If it’s not obvious, I am passionate about the possibilities inherent in SEL. But I do so with the understanding that strategies can so often be implemented without care, without putting students at the center of solutions. While I could go on and on, I urge you to ensure that SEL is a key component of every child’s education from their earliest years to the day of graduation and beyond. I urge you to model the best you have in your own SEL skills and to talk about those skills. In places where SEL is seen as “a trojan horse” for critical race theory, I encourage you to find ways to talk about the specific skills that students need to be future ready with all of your stakeholder groups. And when you think about your SEL practices and expectations, how do you know that you and your students are growing? How do you know it’s reaching all students and not only some?
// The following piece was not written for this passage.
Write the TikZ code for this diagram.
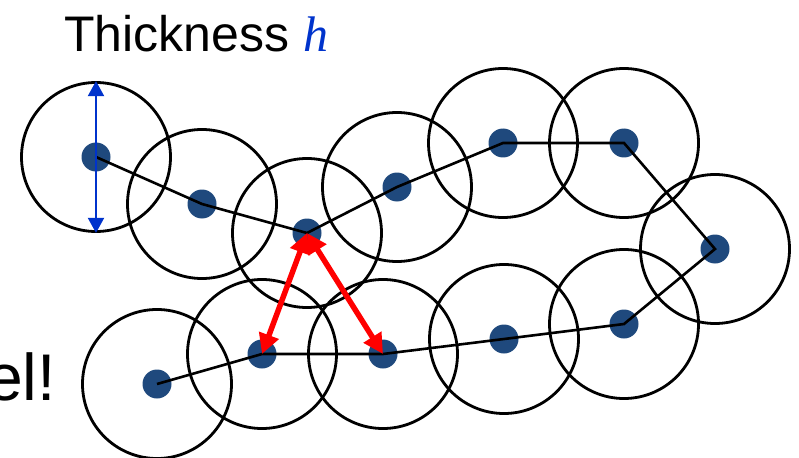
\documentclass[tikz,border=0pt]{standalone}
\usepackage{fontspec}
\setmainfont{Liberation Sans}
\newfontfamily\hfont{Liberation Serif}
\usetikzlibrary{arrows.meta}
\definecolor{beadblue}{RGB}{31,73,125}
\definecolor{hblue}{RGB}{0,51,204}
\begin{document}
\begin{tikzpicture}[
    x=1pt, y=-1pt,
    >={Triangle[length=20pt,width=20pt]},
    bead/.style={
        draw,
        circle,
        line width=2.8pt,
        minimum size=149pt,
        inner sep=0pt
    },
    dot/.style={
        circle,
        fill=beadblue,
        minimum size=29pt,
        inner sep=0pt
    },
    link/.style={line width=2.6pt, line join=miter},
    gap/.style={<->, red, line width=5.5pt},
    size/.style={{Triangle[length=15pt,width=16pt]}-{Triangle[length=15pt,width=16pt]},
        hblue, line width=2pt}
]
    \useasboundingbox (0,0) rectangle (799,457);

    % beads of the chain
    \node[dot] (p1) at (96,157) {};
    \node[dot] (p2) at (202,204) {};
    \node[dot] (p3) at (307,233) {};
    \node[dot] (p4) at (397,187) {};
    \node[dot] (p5) at (503,143) {};
    \node[dot] (p6) at (624,143) {};
    \node[dot] (p7) at (715,249) {};
    \node[dot] (p8) at (624,324) {};
    \node[dot] (p9) at (504,339) {};
    \node[dot] (p10) at (383,354) {};
    \node[dot] (p11) at (262,354) {};
    \node[dot] (p12) at (157,384) {};

    \node[bead] (c1) at (p1) {};
    \node[bead] (c2) at (p2) {};
    \node[bead] (c3) at (p3) {};
    \node[bead] (c4) at (p4) {};
    \node[bead] (c5) at (p5) {};
    \node[bead] (c6) at (p6) {};
    \node[bead] (c7) at (p7) {};
    \node[bead] (c8) at (p8) {};
    \node[bead] (c9) at (p9) {};
    \node[bead] (c10) at (p10) {};
    \node[bead] (c11) at (p11) {};
    \node[bead] (c12) at (p12) {};

    \draw[link] (p1.center) -- (p2.center) -- (p3.center) -- (p4.center)
        -- (p5.center) -- (p6.center) -- (p7.center) -- (p8.center)
        -- (p9.center) -- (p10.center) -- (p11.center) -- (p12.center);

    % contacts
    \draw[gap] (p3.center) -- (p11.center);
    \draw[gap] (p3.center) -- (p10.center);
    \draw[size] (c1.north) -- (c1.south);

    \node[anchor=base west, inner sep=0pt, font=\fontsize{50}{60}\selectfont] (title) at (64,52)
        {Thickness \textcolor{hblue}{\hfont\itshape h}};
    \node[anchor=base east, inner sep=0pt, font=\fontsize{66}{72}\selectfont] (hint) at (56,400)
        {el!};
\end{tikzpicture}
\end{document}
SEL can be a lever for advancing educational equity and excellence:
“While SEL alone will not solve longstanding and deep-seated inequities in the education system, it can help schools promote understanding, examine biases, reflect on and address the impact of racism, build cross-cultural relationships, and cultivate adult and student practices that close opportunity gaps and create a more inclusive school community. In doing so, schools can promote high-quality educational opportunities and outcomes for all students, irrespective of race, socioeconomic status, gender, sexual orientation, and other differences.” (CASEL)
Opportunities for Reflection
- How is SEL instruction an explicit part of every student’s experience?
- How do you feel about your own competence in self-awareness, self-management, social awareness, relationship building, and responsible decision-making? Where would you like to grow? How can you start?
- How are you modeling all aspects of SEL (self-awareness, self-management, social awareness, relationship building, and responsible decision-making) with your students?
- Are you explicitly naming knowledge and skills in front of your students? If not, is there a place you could?
- Are you currently talking about SEL practices and skills with your students? How might you share what works for you and invite your students to work on developing their own skills?
- If SEL is dangerous language in your context, how might you address the skills embedded in SEL in ways that can still support your students’ future readiness?